Prediction results of different gray models

It was seen from Fig. 1 that there was a large gap between the results of GM (1, 1) and GM (1, N) models and the actual value. Taking the 11th hour as an example, the actual NSS value was 27.2541, the prediction result of the GM (1, 1) model was 46.1285, which was 18.8744 larger than the actual value; the prediction result of the GM (1, N) model was 37.2651, which was 10.011 larger than the actual value; the predicted value of the improved GM (1, N) model was 28.1524, which was only 0.8983 larger than the actual value. It was found that the result of the improved model was closest to the actual NSS value, and it had a better performance in solving NSSP problems.

In order to further verify the effectiveness of the model, it was compared with the neural network model [18] and the Markov model [19]. The line chart was also used to compare the predicted results between different models (Fig. 2).

Fig. 2
figure 2

The results of comparison with the other models

As shown in Fig. 2, the predicted value of the improved model was in good agreement with the actual value, and the values were close; the prediction results of the other two models fluctuated greatly, and the differences with the actual values were large. For example, at the 20th hour, the actual NSS value was 26.8518, and the predicted value of the three models was 34.9477, 20.6485, and 24.3196, respectively, and the difference between the predicted value and the actual value was 8.0959, 6.2033, and 2.5322, respectively. The results of the improved model were closest to the actual values.

The errors of the models in Fig. 2 are calculated, and the results are shown in Table 2.

Table 2 Comparison of errors between errors

It was seen from Table 2 that the maximum and minimum errors of the neural network model were 8.6667 and 2.6606, respectively, the maximum and minimum errors of the Markov model were 9.5692 and 5.4318, respectively, and the maximum and minimum errors of the improved model were 3.6167 and 0.8983, respectively, which were significantly smaller than the other two models. The average error of the three models was 7.4138, 8.0211, and 2.3811, respectively; the average error of the improved model was 67.88% and 70.31% smaller than the other two models, which indicated the advantage of the improved model in NSSP.

The time complexity of different models in prediction was compared, and the results are shown in Fig. 3.

Fig. 3
figure 3

Comparison of time complexity between models

Figure 3 shows the time complexity of different models in NSSP. When predicting the NSS value, the neural network model had the largest time complexity, followed by the Markov model and the improved GM (1, N) model.

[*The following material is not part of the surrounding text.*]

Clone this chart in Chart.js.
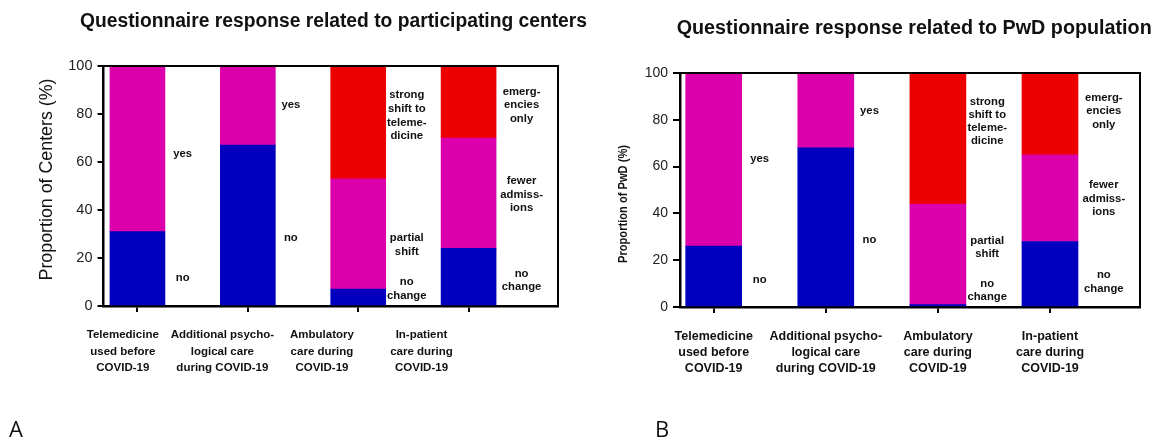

The time the three models needed was 42.67 s, 35.29 s, and 21.34%, respectively. The time complexity of the Markov model was 17.3% lower than that of the neural network model. The time complexity of the improved GM (1, N) model was 49.99% lower than that of the neural network and 39.53% lower than that of the Markov model, which verified the advantage of the improved GM (1, N) model in computation efficiency.

4 Discussion

With the development of the Internet of things, more and more devices have been connected to the network [20], further strengthening the openness of the network [21]. The network is always faced with a variety of malicious attacks and threats [22], which will damage any operation of the target computer and bring huge reputation and property losses [23]. In order to achieve network security, it is necessary to detect the attacks in the network in advance, take corresponding measures to curb the threats in time, and protect the information security in the network actively. Therefore, network managers need to sense the threat in time, accurately grasp the status of the network, and predict the future development trend. NSSA technology can convert the changes in network traffic and resource occupancy rate into security situation information when attacks happen to provide reliable support for risk assessment and prediction, including data fusion [24], network security situation evaluation [25], and NSSP. This study mainly analyzed NSSP.

The GRA method can find the rule in the sequence and use the rule to predict the sequence, which has a good performance in short-term prediction. Based on the GRA method, this study introduced GM (1, 1) and GM (1, N) models and applied them to the solution of the NSSP problem. In order to obtain better accuracy, the GM (1, N) model was improved by the dynamic equal dimension method. It was found that the GM (1, 1) model and GM (1, N) model both showed large errors in the prediction of situation value, more than ten, and the results of the improved GM (1, N) model were closer to the actual NSS value, which showed that the method had a high prediction accuracy. Then, the comparison with the other methods demonstrated that the neural network and Markov model showed great volatility and large errors in NSS prediction, and the average errors were 7.4138 and 8.0211, respectively. It was seen from Fig. 2 that the results of the improved GM (1, N) model had better similarity with the actual value and the average error was 2.3811, which was significantly smaller than the other two methods. The above results revealed that the improved GM (1, N) model had a better performance in the NSSP problem.

5 Conclusions

Aiming at the NSSP problem, this study analyzed the advantages of the GRA method, improved the GM (1, N) model, and conducted simulation experiments. The results showed that (1) there were large errors between the prediction results of GM (1, 1) and GM (1, N) models and the actual values; (2) the predicted value obtained by the improved GM (1, N) model was closer to the actual value. Taking the 20th hour as an example, the error between the predicted value and the actual value was only 2.5322; (3) compared with the neural network and Markov model, the prediction accuracy of the improved GM (1, N) model was higher, and the average error was only 2.3811.

The experimental results verify that the improved GM (1, N) model is reliable and can be popularized and applied in practice to accurately predict the situation to realize the network information security. In future research, the accuracy of the GM (1, N) model will be further improved, and experiments will be carried out in a larger network and actual network environment to further verify the performance and practical application ability of the model.